Chinese tourists visit the Mutianyu Great Wall in Beijing, China, Tuesday, Oct 8, 2024. (AP Photo/Achmad Ibrahim)
Chinese tourists visit the Mutianyu Great Wall in Beijing, China, Tuesday, Oct 8, 2024. (AP Photo/Achmad Ibrahim)

China's National Bureau of Statistics said it will conduct a nationwide sample survey from Thursday to "accurately" monitor population changes and better plan economic and social policies, as authorities struggle to boost a fall in births.
The survey, which will run until Nov. 30, comes after the bureau conducted a similar poll in 2023.
Beijing is urgently trying a variety of measures to incentivize young couples to have children after China posted a second consecutive year of population decline in 2023, Reuters reported.
Rapid aging has become a growing concern for policymakers, with China's cohort of those aged 60 and older expected to rise at least 40% to more than 400 million by 2035, equal to the populations of Britain and the United States combined.
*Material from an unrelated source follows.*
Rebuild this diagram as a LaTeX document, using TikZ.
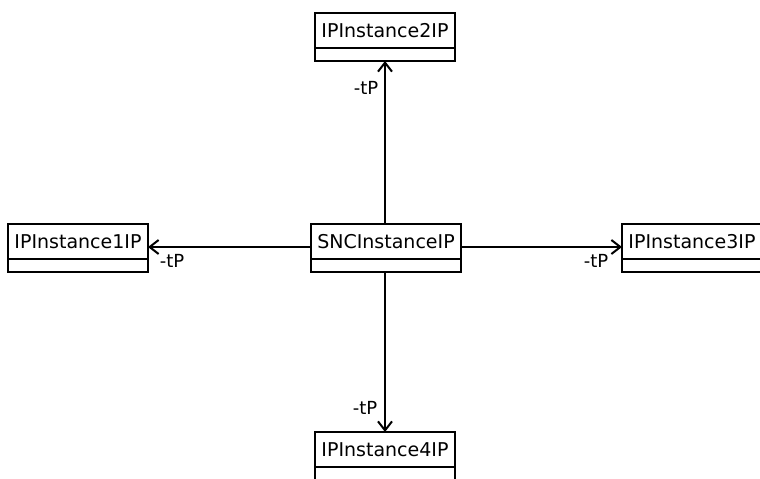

The survey will focus on urban and rural areas to "accurately and timely monitor and reflect the development and changes in population" and help formulate "national economic and social development plans," the bureau said in a statement.
Local governments and personnel will be held accountable for any "illegal acts" during survey work, and all sectors of society must "actively support and cooperate" with the survey, it said.
Population development has often been linked to the strength and "rejuvenation" of China in state media, amid the declining birth rate and widespread concerns by citizens on the difficulties of raising children.
Chinese health officials said in September that they would focus more efforts on advocating marriage and childbirth at appropriate ages and called for shared parenting responsibilities to guide young people towards "positive perspectives on marriage, childbirth and family.”
Many young Chinese are opting to remain childless due to high childcare costs, an unwillingness to marry, or put their careers on hold in a traditional society where women are still seen as the main care-givers and where gender discrimination remains rife.
The number of marriages in the first half of this year fell to its lowest level since 2013, official data showed.
China last conducted its once-in-a-decade census of the entire population in November 2020, which showed the population grew at the slowest pace since the first modern survey in the 1950s.